Tracking Potential Tropical Cyclone Twenty-Two
A disturbance that could eventually become a tropical storm formed in the Caribbean Sea on Thursday afternoon, and forecasters said that the system posed a threat to Jamaica, Haiti and Cuba in the coming days. If it were to become a tropical storm, it would be named Vince, but the National Hurricane Center had initially called the storm “Potential Tropical Cyclone Twenty-two.”
The potential tropical cyclone had sustained wind speeds of 35 miles per hour.
When will damaging winds arrive?
Tropical-storm-force winds, with sustained speeds of at least 39 miles per hour, typically arrive as weather conditions begin to deteriorate, and experts say their estimated arrival time is a good deadline for completing storm preparations and evacuating if asked to do so.
In late May, the National Oceanic and Atmospheric Administration predicted that there would be 12 to 17 named storms this year, a “near-normal” amount. On Aug. 10, NOAA officials revised their estimate upward, to 14 to 21 storms.
There were 14 named storms last year, after two extremely busy Atlantic hurricane seasons in which forecasters ran out of names and had to resort to backup lists. (A record 30 named storms formed in 2020.)

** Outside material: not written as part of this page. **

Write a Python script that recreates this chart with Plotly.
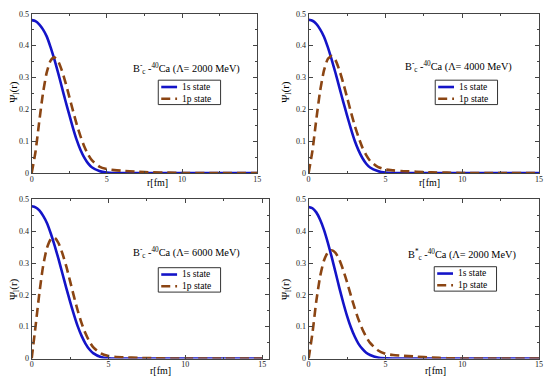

This year features an El Niño pattern, which arrived in June. The intermittent climate phenomenon can have wide-ranging effects on weather around the world, and it typically impedes the formation of Atlantic hurricanes.
In the Atlantic, El Niño increases the amount of wind shear, or the change in wind speed and direction from the ocean or land surface into the atmosphere. Hurricanes need a calm environment to form, and the instability caused by increased wind shear makes those conditions less likely. (El Niño has the opposite effect in the Pacific, reducing the amount of wind shear.)
At the same time, this year’s heightened sea surface temperatures pose a number of threats, including the ability to supercharge storms.